Why the youngster didn’t figure out that being on a no-fly list probably isn’t the best position from which to start planning a terrorist attack is a mystery, but his handlers took care of all the details, his attorneys have argued in trial memorandums. When Mohamud apparently grew reluctant to die as a martyr, they changed the plan to one that would allow him to escape and travel the world instead. When he wound up broke and despondent about his summer job gone bust, they gave him $2,700 in cash so he could get his own apartment, isolated from roommates. Every time he backed off, the FBI reeled him back in.
“They had been watching him for a few years and nothing happened. Only when they pushed did he bite.”
Entrapment? That’s Mohamud’s only shot in the high-profile case, and the laws as written seem to place the burden of proof on the prosecution, requiring the government to show that Mohamud was disposed to committing a criminal act before being approached by government agents—that it was his idea to blow people to smithereens in Portland two winters ago. Sady claims in a trial brief that the government used “sophisticated efforts to direct the teenager’s actions” and that the FBI first contacted Mohamud six months earlier than it originally reported.
“They had been watching him for a few years, and nothing happened,” said Atlanta criminal-defense attorney Meg Strickler, who isn’t involved in the case but has defended many clients in federal prosecutions. “Only when they pushed did he bite.”
But entrapment isn’t much of a lifeline for Mohamud, Strickler told The Daily Beast; not because it isn’t valid, but because of the politics involved.
“His ship is sunk,” Strickler continued. “In this climate, no judge is going to let this go on a pretrial motion. And if he’s charged with terrorism? Automatic conviction.”
Sady’s trial briefs allude to the possibility that the real reason the FBI went after Mohamud with such vigor is because higher-ups wanted the city of Portland to rejoin a Joint Terrorism Task Force, which it abandoned in 2005 due to concerns about civil liberties. Reporters had copies of the federal charging papers immediately after Mohamud’s arrest, and within months of the case being plastered across the front pages of newspapers all over the country in what Sady called a “sensational splash,” the reluctant city had gotten back into bed with the feds.
Assistant U.S. Attorney Ethan Knight called that allegation a “distraction” in court last week as the two sides battled over discovery, a common salvo in any legal proceeding and a critical one in the defense’s case.
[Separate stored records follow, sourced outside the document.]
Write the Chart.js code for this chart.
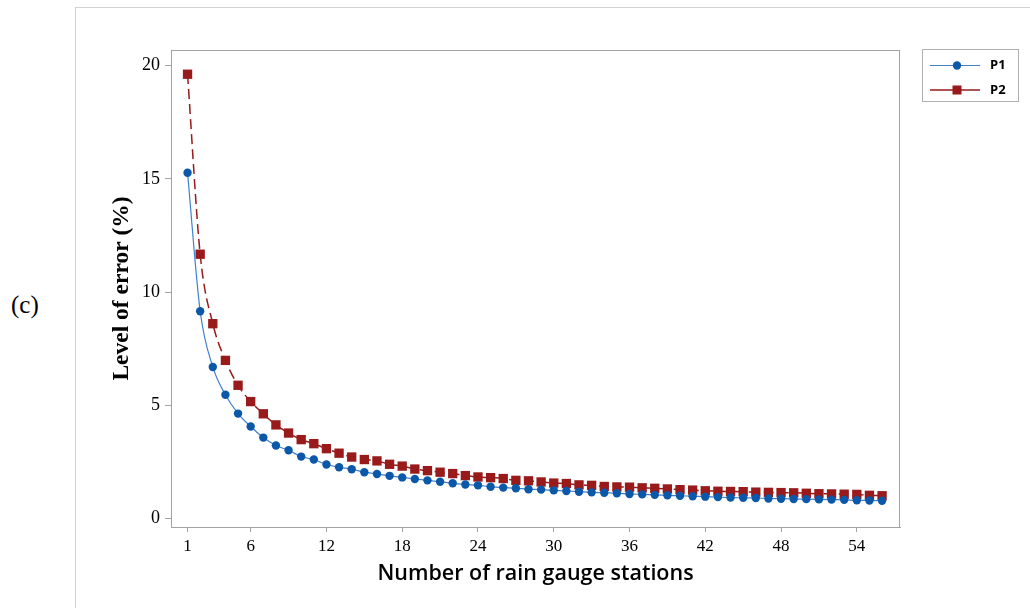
<!DOCTYPE html>
<html>
<head>
<meta charset="utf-8">
<script src="https://cdn.jsdelivr.net/npm/chart.js@4/dist/chart.umd.min.js"></script>
<style>
  html, body { margin: 0; padding: 0; background: #fff; }
  #wrap { position: relative; width: 1030px; height: 608px; overflow: hidden; }
  #frame { position: absolute; left: 75px; top: 7px; width: 1000px; height: 700px;
           border-left: 1px solid #d0d0d0; border-top: 1px solid #d0d0d0; }
  #panel { position: absolute; left: 11px; top: 291px; font: 25px "Liberation Serif", serif; color: #000; }
  canvas { position: absolute; left: 0; top: 0; }
</style>
</head>
<body>
<div id="wrap">
  <div id="frame"></div>
  <div id="panel">(c)</div>
  <canvas id="chart" width="1030" height="608"></canvas>
</div>
<script>
// number of rain gauge stations
const stations = [
  1, 2, 3, 4, 5, 6, 7, 8, 9, 10, 11, 12, 13, 14, 15, 16, 17, 18, 19, 20,
  21, 22, 23, 24, 25, 26, 27, 28, 29, 30, 31, 32, 33, 34, 35, 36, 37, 38, 39, 40,
  41, 42, 43, 44, 45, 46, 47, 48, 49, 50, 51, 52, 53, 54, 55, 56
];

// level of error (%)
const p1 = [
  15.27, 9.15, 6.69, 5.46, 4.63, 4.06, 3.57, 3.22, 3.01, 2.73,
  2.60, 2.38, 2.26, 2.17, 2.04, 1.96, 1.88, 1.81, 1.74, 1.68,
  1.62, 1.55, 1.50, 1.46, 1.40, 1.36, 1.33, 1.29, 1.27, 1.24,
  1.21, 1.18, 1.15, 1.13, 1.11, 1.08, 1.06, 1.04, 1.02, 1.00,
  0.98, 0.96, 0.94, 0.92, 0.91, 0.90, 0.88, 0.87, 0.86, 0.85,
  0.84, 0.83, 0.82, 0.80, 0.79, 0.78
];
const p2 = [
  19.62, 11.67, 8.60, 6.98, 5.88, 5.16, 4.62, 4.13, 3.77, 3.48,
  3.30, 3.08, 2.88, 2.71, 2.60, 2.54, 2.39, 2.31, 2.18, 2.11,
  2.04, 1.98, 1.89, 1.83, 1.80, 1.76, 1.68, 1.66, 1.61, 1.56,
  1.54, 1.48, 1.46, 1.41, 1.39, 1.38, 1.35, 1.33, 1.30, 1.27,
  1.25, 1.22, 1.20, 1.19, 1.18, 1.16, 1.15, 1.14, 1.13, 1.11,
  1.09, 1.08, 1.07, 1.06, 1.02, 1.00
];

const xTicks = [1, 6, 12, 18, 24, 30, 36, 42, 48, 54];
const yTicks = [0, 5, 10, 15, 20];

const blueLine = "#3f7fcc";
const blueDot = "#0b58a8";
const red = "#981a1a";
const axisGrey = "#a3a3a3";

// box round the plot + the legend on the right
const decor = {
  id: "decor",
  beforeDatasetsDraw(chart) {
    const { ctx, chartArea: a } = chart;
    ctx.save();
    ctx.strokeStyle = axisGrey;
    ctx.lineWidth = 1;
    ctx.strokeRect(a.left + 0.5, a.top + 0.5, a.right - a.left - 1, a.bottom - a.top);
    ctx.restore();
  },
  afterDraw(chart) {
    const ctx = chart.ctx;
    ctx.save();
    ctx.strokeStyle = "#b0b0b0";
    ctx.lineWidth = 1;
    ctx.strokeRect(922.5, 49.5, 96, 52);

    ctx.font = "bold 13px 'Open Sans', sans-serif";
    ctx.textBaseline = "middle";

    // P1
    ctx.strokeStyle = blueLine;
    ctx.beginPath(); ctx.moveTo(930, 65.5); ctx.lineTo(980, 65.5); ctx.stroke();
    ctx.fillStyle = blueDot;
    ctx.beginPath(); ctx.arc(957, 65.5, 4.2, 0, Math.PI * 2); ctx.fill();
    ctx.fillStyle = "#000";
    ctx.fillText("P1", 990, 65);

    // P2
    ctx.strokeStyle = red;
    ctx.lineWidth = 1.5;
    ctx.beginPath(); ctx.moveTo(930, 90); ctx.lineTo(980, 90); ctx.stroke();
    ctx.fillStyle = red;
    ctx.fillRect(952.5, 85.5, 9, 9);
    ctx.fillStyle = "#000";
    ctx.fillText("P2", 990, 90);
    ctx.restore();
  }
};

new Chart(document.getElementById("chart"), {
  type: "line",
  data: {
    datasets: [
      {
        label: "P1",
        data: stations.map((s, i) => ({ x: s, y: p1[i] })),
        borderColor: blueLine,
        borderWidth: 1.2,
        backgroundColor: blueDot,
        pointBackgroundColor: blueDot,
        pointBorderColor: blueDot,
        pointStyle: "circle",
        pointRadius: 4.2,
        pointBorderWidth: 0,
        cubicInterpolationMode: "monotone",
      },
      {
        label: "P2",
        data: stations.map((s, i) => ({ x: s, y: p2[i] })),
        borderColor: red,
        borderWidth: 1.5,
        borderDash: [10, 5],
        backgroundColor: red,
        pointBackgroundColor: red,
        pointBorderColor: red,
        pointStyle: "rect",
        pointRadius: 6.6,
        pointBorderWidth: 0,
        cubicInterpolationMode: "monotone",
      },
    ],
  },
  options: {
    responsive: false,
    animation: false,
    devicePixelRatio: 1,
    layout: { padding: { left: 75, top: 50, right: 130, bottom: 0 } },
    plugins: {
      legend: { display: false },
      tooltip: { enabled: false },
    },
    scales: {
      x: {
        type: "linear",
        min: -0.31,
        max: 57.42,
        afterBuildTicks: (s) => { s.ticks = xTicks.map((v) => ({ value: v })); },
        afterFit: (s) => { s.height = 81; },
        ticks: {
          color: "#000",
          font: { family: "'Liberation Serif', serif", size: 17 },
          padding: 4,
          maxRotation: 0,
          autoSkip: false,
        },
        grid: { drawOnChartArea: false, drawTicks: true, tickLength: 5, color: axisGrey },
        border: { display: true, color: axisGrey },
        title: {
          display: true,
          text: "Number of rain gauge stations",
          color: "#000",
          font: { family: "'Open Sans', sans-serif", size: 21.5, weight: "600" },
          padding: { top: 0, bottom: 21 },
        },
      },
      y: {
        type: "linear",
        min: -0.38,
        max: 20.69,
        afterBuildTicks: (s) => { s.ticks = yTicks.map((v) => ({ value: v })); },
        afterFit: (s) => { s.width = 96; },
        ticks: {
          color: "#000",
          font: { family: "'Liberation Serif', serif", size: 18 },
          padding: 5,
        },
        grid: { drawOnChartArea: false, drawTicks: true, tickLength: 6, color: axisGrey },
        border: { display: true, color: axisGrey },
        title: {
          display: true,
          text: "Level of error (%)",
          color: "#000",
          font: { family: "'Liberation Serif', serif", size: 23.5, weight: "bold" },
          padding: { top: 33, bottom: 0 },
        },
      },
    },
  },
  plugins: [decor],
});
</script>
</body>
</html>
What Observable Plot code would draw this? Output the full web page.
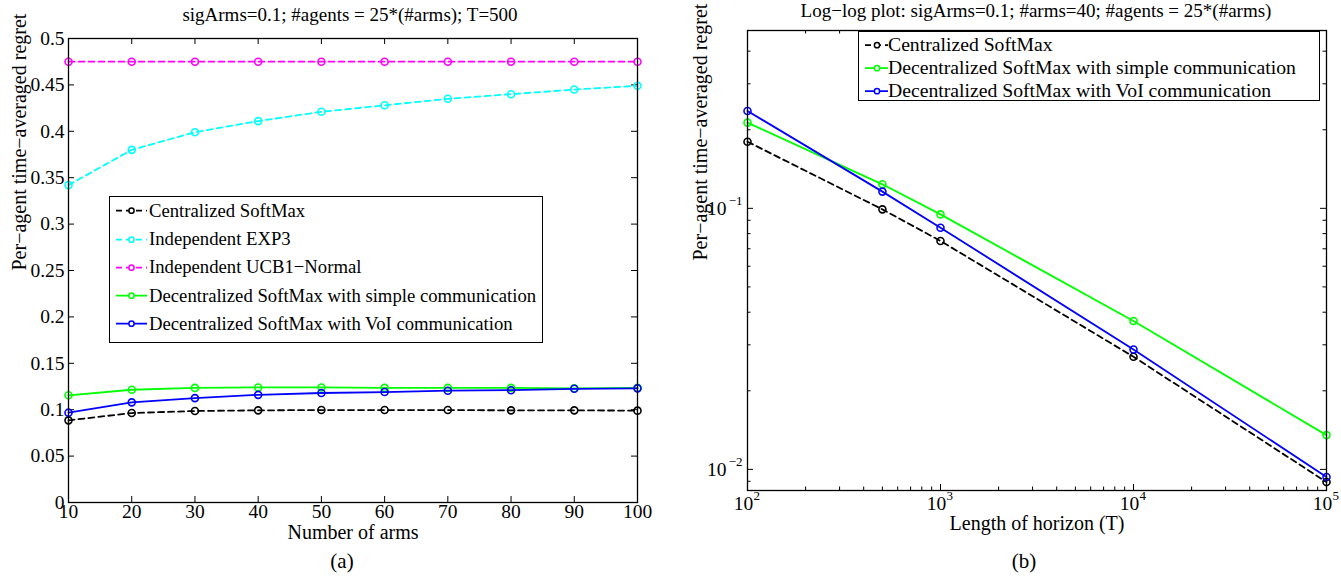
<!DOCTYPE html>
<html><head><meta charset="utf-8">
<script src="https://cdn.jsdelivr.net/npm/d3@7"></script>
<script src="https://cdn.jsdelivr.net/npm/@observablehq/plot@0.6"></script>
<style>
html,body{margin:0;padding:0;background:#fff}
#root{position:relative;width:1341px;height:580px;overflow:hidden;font-family:"Liberation Serif","Times New Roman",serif;color:#000}
.t{position:absolute;white-space:nowrap;transform:translate(-50%,-50%);line-height:1}
.lg{position:absolute;border:1.2px solid #000;background:#fff;box-sizing:border-box}
.lg .r{position:absolute;left:0;display:flex;align-items:center;white-space:nowrap;line-height:1;transform:translateY(-50%)}
.lg svg{display:block;flex:none}
.pl{position:absolute;top:0}
</style></head><body><div id="root"></div>
<script>
// ---------- data: panel (a) ----------
const arms = [10, 20, 30, 40, 50, 60, 70, 80, 90, 100];
const centralizedA = [0.0885, 0.0964, 0.0986, 0.0993, 0.0996, 0.0996, 0.0996, 0.0993, 0.0993, 0.0990];
const exp3A        = [0.342, 0.380, 0.399, 0.411, 0.421, 0.428, 0.435, 0.440, 0.445, 0.449];
const ucbA         = [0.475, 0.475, 0.475, 0.475, 0.475, 0.475, 0.475, 0.475, 0.475, 0.475];
const simpleA      = [0.1155, 0.1215, 0.1235, 0.1240, 0.1240, 0.1235, 0.1235, 0.1235, 0.1230, 0.1235];
const voiA         = [0.0968, 0.1079, 0.1125, 0.1160, 0.1180, 0.1190, 0.1205, 0.1210, 0.1225, 0.1230];
const armTicks = [10, 20, 30, 40, 50, 60, 70, 80, 90, 100];
const regretTicksA = [0, 0.05, 0.1, 0.15, 0.2, 0.25, 0.3, 0.35, 0.4, 0.45, 0.5];

// ---------- data: panel (b) ----------
const horizon = [100, 500, 1000, 10000, 100000];
const centralizedB = [0.180, 0.0991, 0.0750, 0.0270, 0.00894];
const simpleB      = [0.213, 0.1236, 0.0948, 0.0370, 0.01353];
const voiB         = [0.236, 0.1159, 0.0843, 0.0288, 0.00935];
const horizonTicks = [100, 1000, 10000, 100000];
const horizonExponents = ["2", "3", "4", "5"];
const regretTicksB = [0.01, 0.1];
const regretExponentsB = ["−2", "−1"];

// ---------- series names & styles ----------
const seriesNames = ["Centralized SoftMax", "Independent EXP3", "Independent UCB1−Normal",
  "Decentralized SoftMax with simple communication", "Decentralized SoftMax with VoI communication"];
const seriesColors = ["#000000", "#00ffff", "#ff00ff", "#00ff00", "#0000ff"];
const seriesDash = ["6,4", "6,4", "6,4", null, null];

const titleA = "sigArms=0.1; #agents = 25*(#arms); T=500";
const titleB = "Log−log plot: sigArms=0.1; #arms=40; #agents = 25*(#arms)";
const xLabelA = "Number of arms", xLabelB = "Length of horizon (T)";
const yLabel = "Per−agent time−averaged regret";

// minor log ticks (axis decoration)
const decadesX = [100, 1000, 10000];
const minorX = decadesX.flatMap(d => d3.range(2, 10).map(k => k * d));
const minorY = [0.009, ...d3.range(2, 10).map(k => k / 100), 0.2, 0.3, 0.4];

const FONT = '"Liberation Serif","Times New Roman",serif';
const root = document.getElementById("root");

function seriesMarks(xs, valuesList, idx) {
  const marks = [];
  idx.forEach(i => {
    const rows = xs.map((x, j) => ({x, y: valuesList[i][j], series: seriesNames[i]}));
    const opt = {x: "x", y: "y", stroke: seriesColors[i], strokeWidth: 1.8};
    if (seriesDash[i]) opt.strokeDasharray = seriesDash[i];
    marks.push(Plot.line(rows, opt));
    marks.push(Plot.dot(rows, {x: "x", y: "y", r: 3.5, stroke: seriesColors[i], strokeWidth: 1.6, fill: "none"}));
  });
  return marks;
}

// ---------- panel (a) ----------
const A = {w: 680, h: 548, mt: 38, mr: 43, mb: 46, ml: 68};
const aiw = A.w - A.ml - A.mr, aih = A.h - A.mt - A.mb;
const valuesA = [centralizedA, exp3A, ucbA, simpleA, voiA];
const plotA = Plot.plot({
  width: A.w, height: A.h, marginTop: A.mt, marginRight: A.mr, marginBottom: A.mb, marginLeft: A.ml,
  style: {fontFamily: FONT, fontSize: "19.5px", background: "transparent", overflow: "visible", color: "#000"},
  x: {domain: [10, 100]},
  y: {domain: [0, 0.5]},
  marks: [
    Plot.axisX(armTicks, {tickSize: 0, tickPadding: 2, label: null, tickFormat: d => String(d)}),
    Plot.axisY(regretTicksA, {tickSize: 0, tickPadding: 4, label: null, tickFormat: d => String(d)}),
    Plot.ruleX(armTicks, {x: d => d, insetTop: aih - 6, stroke: "#000"}),
    Plot.ruleX(armTicks, {x: d => d, insetBottom: aih - 6, stroke: "#000"}),
    Plot.ruleY(regretTicksA, {y: d => d, insetRight: aiw - 6, stroke: "#000"}),
    Plot.ruleY(regretTicksA, {y: d => d, insetLeft: aiw - 6, stroke: "#000"}),
    ...seriesMarks(arms, valuesA, [0, 1, 2, 3, 4]),
    Plot.frame({stroke: "#000", strokeWidth: 1.3}),
    Plot.text([xLabelA], {frameAnchor: "bottom", dy: 36, fontSize: 20, text: d => d}),
    Plot.text([yLabel], {frameAnchor: "left", dx: -49, rotate: -90, fontSize: 20, text: d => d})
  ]
});
plotA.classList.add("pl");
plotA.style.left = "0px";
root.appendChild(plotA);

// ---------- panel (b) ----------
const B = {w: 661, h: 548, mt: 30, mr: 15, mb: 58, ml: 67};
const biw = B.w - B.ml - B.mr, bih = B.h - B.mt - B.mb;
const valuesB = [centralizedB, null, null, simpleB, voiB];
const plotB = Plot.plot({
  width: B.w, height: B.h, marginTop: B.mt, marginRight: B.mr, marginBottom: B.mb, marginLeft: B.ml,
  style: {fontFamily: FONT, fontSize: "19.5px", background: "transparent", overflow: "visible", color: "#000"},
  x: {type: "log", domain: [100, 100000], axis: null},
  y: {type: "log", domain: [0.0083, 0.48], axis: null},
  marks: [
    Plot.ruleX(horizonTicks, {x: d => d, insetTop: bih - 6, stroke: "#000"}),
    Plot.ruleX(horizonTicks, {x: d => d, insetBottom: bih - 6, stroke: "#000"}),
    Plot.ruleX(minorX, {x: d => d, insetTop: bih - 3.5, stroke: "#000"}),
    Plot.ruleX(minorX, {x: d => d, insetBottom: bih - 3.5, stroke: "#000"}),
    Plot.ruleY(regretTicksB, {y: d => d, insetRight: biw - 6, stroke: "#000"}),
    Plot.ruleY(regretTicksB, {y: d => d, insetLeft: biw - 6, stroke: "#000"}),
    Plot.ruleY(minorY, {y: d => d, insetRight: biw - 3.5, stroke: "#000"}),
    Plot.ruleY(minorY, {y: d => d, insetLeft: biw - 3.5, stroke: "#000"}),
    Plot.text(horizonTicks, {x: d => d, frameAnchor: "bottom", dy: 19, dx: -4, text: () => "10"}),
    Plot.text(horizonTicks, {x: d => d, frameAnchor: "bottom", dy: 9, dx: 6, textAnchor: "start", fontSize: 13,
      text: (d, i) => horizonExponents[i]}),
    Plot.text(regretTicksB, {y: d => d, frameAnchor: "left", dx: -21, textAnchor: "end", text: () => "10"}),
    Plot.text(regretTicksB, {y: d => d, frameAnchor: "left", dx: -5, dy: -8, textAnchor: "end", fontSize: 13,
      text: (d, i) => regretExponentsB[i]}),
    ...seriesMarks(horizon, valuesB, [0, 3, 4]),
    Plot.frame({stroke: "#000", strokeWidth: 1.3}),
    Plot.text([xLabelB], {frameAnchor: "bottom", dy: 39, fontSize: 20, text: d => d}),
    Plot.text([yLabel], {frameAnchor: "left", dx: -47, rotate: -90, fontSize: 20, text: d => d})
  ]
});
plotB.classList.add("pl");
plotB.style.left = "680px";
root.appendChild(plotB);

// ---------- titles & captions ----------
function addText(str, x, y, size) {
  const d = document.createElement("div");
  d.className = "t";
  d.textContent = str;
  d.style.left = x + "px"; d.style.top = y + "px"; d.style.fontSize = size + "px";
  root.appendChild(d);
}
addText(titleA, 350, 14, 19);
addText(titleB, 1036, 10, 19);
addText("(a)", 342, 561, 21);
addText("(b)", 1024, 561, 21);

// ---------- legends ----------
function legend(idx, box) {
  const lg = document.createElement("div");
  lg.className = "lg";
  Object.assign(lg.style, {left: box.left + "px", top: box.top + "px", width: box.width + "px", height: box.height + "px"});
  idx.forEach((i, k) => {
    const row = document.createElement("div");
    row.className = "r";
    row.style.top = (box.first + k * box.step) + "px";
    row.style.fontSize = box.fontSize + "px";
    const sw = box.sample;
    const ns = "http://www.w3.org/2000/svg";
    const svg = document.createElementNS(ns, "svg");
    svg.setAttribute("width", sw + box.gap); svg.setAttribute("height", 12);
    const ln = document.createElementNS(ns, "line");
    ln.setAttribute("x1", box.pad); ln.setAttribute("x2", box.pad + sw);
    ln.setAttribute("y1", 6); ln.setAttribute("y2", 6);
    ln.setAttribute("stroke", seriesColors[i]); ln.setAttribute("stroke-width", 1.8);
    if (seriesDash[i]) ln.setAttribute("stroke-dasharray", "6,4");
    svg.appendChild(ln);
    const c = document.createElementNS(ns, "circle");
    c.setAttribute("cx", box.pad + sw / 2); c.setAttribute("cy", 6); c.setAttribute("r", 2.6);
    c.setAttribute("fill", "#fff"); c.setAttribute("stroke", seriesColors[i]); c.setAttribute("stroke-width", 1.5);
    svg.appendChild(c);
    row.appendChild(svg);
    const sp = document.createElement("span");
    sp.textContent = seriesNames[i];
    row.appendChild(sp);
    lg.appendChild(row);
  });
  root.appendChild(lg);
}
legend([0, 1, 2, 3, 4], {left: 109, top: 196, width: 434, height: 147, first: 14, step: 28.2, fontSize: 18.7, sample: 31, pad: 6, gap: 8});
legend([0, 3, 4], {left: 858, top: 31, width: 462, height: 70, first: 13, step: 23, fontSize: 19.7, sample: 24, pad: 6, gap: 5});
</script></body></html>
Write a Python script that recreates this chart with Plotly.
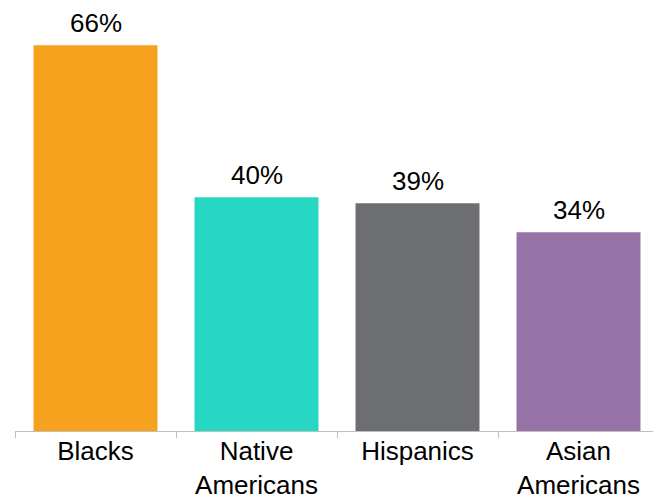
import plotly.graph_objects as go

categories = ["Blacks", "Native<br>Americans", "Hispanics", "Asian<br>Americans"]
values = [66, 40, 39, 34]
labels = ["66%", "40%", "39%", "34%"]
colors = ["#F7A21E", "#26D7C4", "#6D6E71", "#9672A6"]

FONT = "Liberation Sans, Arial, sans-serif"

fig = go.Figure(go.Bar(
    x=categories, y=values, marker=dict(color=colors, line=dict(width=0)),
    cliponaxis=False, hoverinfo="skip",
))

for c, v, t in zip(categories, values, labels):
    fig.add_annotation(
        x=c, y=v, text=t, showarrow=False, yanchor="bottom", xanchor="center",
        yshift=5, font=dict(size=26, color="#000000", family=FONT),
    )

# page body has an 8px default margin, so the figure is slightly smaller
fig.update_layout(
    width=653, height=489,
    margin=dict(l=7, r=2, t=13.5, b=66),
    plot_bgcolor="white", paper_bgcolor="white",
    bargap=0.23, showlegend=False,
    font=dict(family=FONT, color="#000000"),
)
fig.update_xaxes(
    showline=True, linecolor="#BFBFBF", linewidth=1,
    ticks="outside", tickson="boundaries", ticklen=6, tickcolor="#BFBFBF",
    tickfont=dict(size=26), showgrid=False, range=[-0.5, 3.5],
    automargin=False, ticklabelstandoff=-3,
)
fig.update_yaxes(visible=False, range=[0, 70], showgrid=False, automargin=False)

fig.write_html("out.html")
Sady claimed that the government is holding back recordings of conversations its agents had with Mohamud in the early days of contact with their target, including statements the youngster made that could provide some clarity about where the idea came from to blow people up in Pioneer Square and how “absolutely committed”—as the U.S. Attorney’s office described it back when the arrest was made—Mohamud was to the plan. Sady also wrote that an FBI agent shredded certain notes because “he believed that notes could be destroyed for national security investigations.”
Knight insisted he’d turned over all material that isn’t classified, which is to say he didn’t turn over any material that is classified, which he is of course barred from specifically discussing in open court because it’s classified, which led Sady to gripe, “We’re operating in the dark here.”
“The feds entrap all the damn time and cover it up one way or the other,” Strickler says. “Where are all of the discussions? Why isn't every single conversation recorded? They’ve mysteriously disappeared. That’s not real good for the government.”
U.S. district court Judge Garr King sided at times with the defense and at other times with the prosecution, ordering the release of all records of conversations between Mohamud and Smith, for example. But in an entrapment defense, it’s the first contact that matters the most, says Strickler. The first meeting with undercover operatives, where it would be clear who initiated what discussions about doing what to whom.
That meeting, the government insists, was not recorded. Someone had accidentally turned on the device hours beforehand, and by the time the meeting started, the batteries were dead.